「性の多様性を尊重する」とは どういうことか
先月11月28日、同性婚を認めない現行法は「合憲」である、という東京高裁での判決が報道されました。同性婚を認めない民法や戸籍法の規定が憲法違反であるとして国を訴えているものですが、全国6件の訴訟のうち5件についてはいずれも「違憲」判決が出ていました。今回の判決を受けて原告の一人は、次のように話しています。「リスクを背負ってまで法廷に立ち続けたのは、制度の不便さだけが理由ではありませんでした。制度から排除され、社会から存在しないものと扱われ続けることが、どれほど自分の人生をじわじわ蝕んでいくのか、どれほど人の尊厳を削り取っていくのか、私は身をもって知っているからです。この裁判は、私自身の尊厳を取り戻すための戦いであり、今を生きる人、そしてこれから生まれる誰かが、自分の人生を語れるようになってほしいとの思いを込めた戦いでした。」
2015年11月に東京都渋谷区・世田谷区が全国で初めてパートナーシップ制度を開始して10年。「認定NPO法人虹色ダイバーシティ」によれば、パートナーシップ制度を導入する自治体は2025年5月末時点では532自治体が導入、登録件数は9,837組になったということです。
町田市は2023年4月に「性の多様性の尊重に関する条例」、パートナーシップ宣誓制度が施行されました。必要とされているから自治体が導入しているのです。国は実態に合わせ、法整備の議論を進めるべきです。
すべての子どもたちの未来のために
性の多様性尊重社会の実現を目指す認定NPO法人ReBitが12-34歳、約5000名を対象にした25年度の調査結果では、過去1年に、中高生の9割が学校で困難やハラスメントを経験し、うち64%は教職員が要因という結果が出ています。
小中学校では性教育や人権教育に取り組んでいることになっているのですが、小学校の保健体育の授業で、性的指向や性自認の多様性について教わったと答えた中学生は31.0%、「思春期になると異性に関心が芽生える」と教わった中学生は84.2%にのぼり、教科書に記載されていても、授業の中では多様な性について十分に取り上げられていないのが現状のようです。10代LGBTQのうち、過去1年で53.9%が自殺念慮、19.6%が自殺未遂、42.2%が自傷行為を経験。
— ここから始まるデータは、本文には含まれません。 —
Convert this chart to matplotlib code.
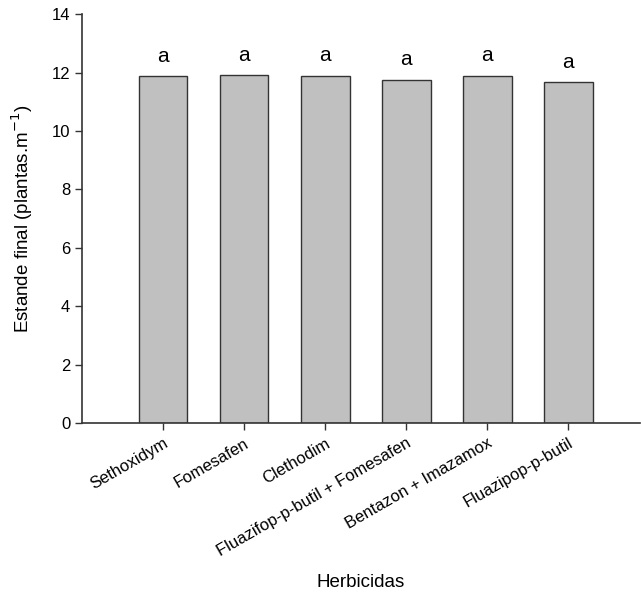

2021年の日本財団の調査と比較すると、それぞれ3~4倍に増えています。
性の多様性を尊重する、ということはいわゆる「普通の女子・男子」と思われる子どもたちにとっても、社会が求める女の子、男の子にあてはめるのではなく、性のありかたは多様であり、その個性を自由に発揮できる 環境を保障すること、子どもたち一人ひとりの未来を守ることなのです。